La commission vous demande donc d’adopter, dans les conditions prévues à l’article 128 du Règlement, le présent projet de loi dans le texte figurant en annexe du présent rapport.

ANNEXE

TEXTE DE LA COMMISSION DES AFFAIRES ÉTRANGÈRES

Article unique

(Non modifié)

Est autorisée l’approbation de l’accord international de 2006 sur les bois tropicaux (ensemble deux annexes), adopté à Genève le 27 janvier 2006, et dont le texte est annexé à la présente loi.

NB : Le texte de l’accord figure en annexe au projet de loi (n° 1888).

© Assemblée nationale

1 () Les chiffres indiqués dans ce rapport sont issus du dernier rapport annuel (« Examen annuel et évaluation de la situation mondiale des bois, 2008 ») de l’Organisation internationale des bois tropicaux, OIBT, pages 18 et suiv.

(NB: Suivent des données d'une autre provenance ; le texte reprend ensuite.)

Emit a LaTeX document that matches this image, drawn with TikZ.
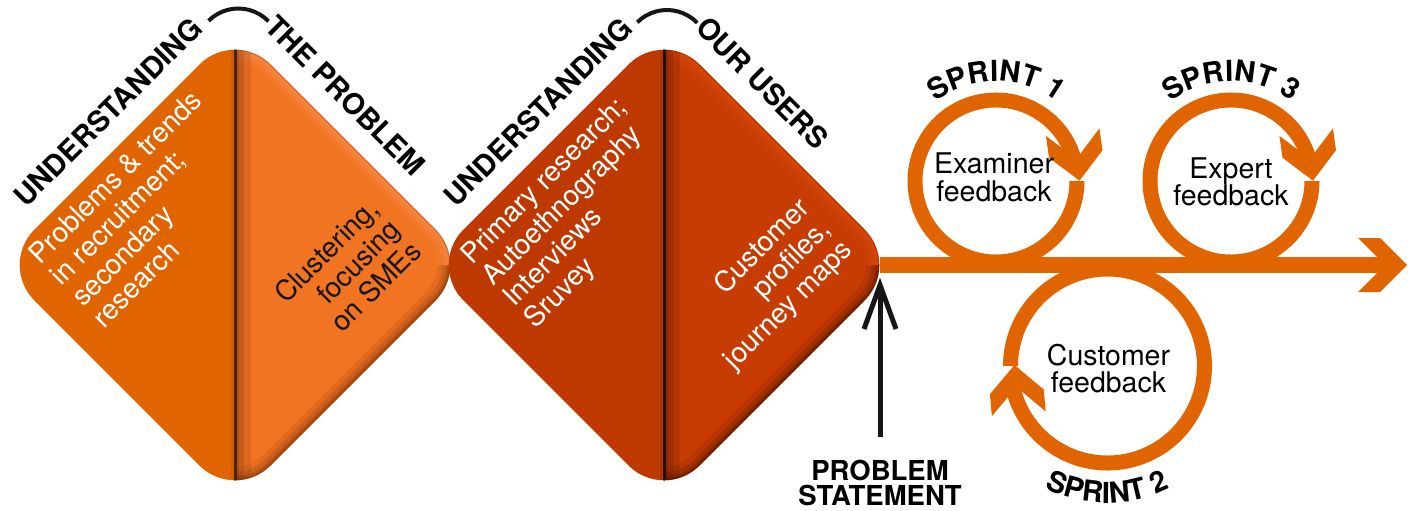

2 () Examen annuel et évaluation de la situation mondiale des bois, 2008 ; OIBT, page 14.

3 () Examen annuel et évaluation de la situation mondiale des bois, 2008 ; OIBT, page 15

4 () « Dossier de presse spécialisé, campagne forêts », « l’exploitation forestière illégale en quelques chiffres », disponible sur www.greenpeace.fr

5 () Résolution (1999/C 56/01, JO des Communautés européennes, 26 février 1999

6 () « Forest Law Enforcement on Governance and Trade » : Application des réglementations forestières, gouvernance et échanges commerciaux

7 () Complété par un règlement d’application en 2008

8 () Accord international de 1983 sur les bois tropicaux, chapitre 1, objectifs ; article 1.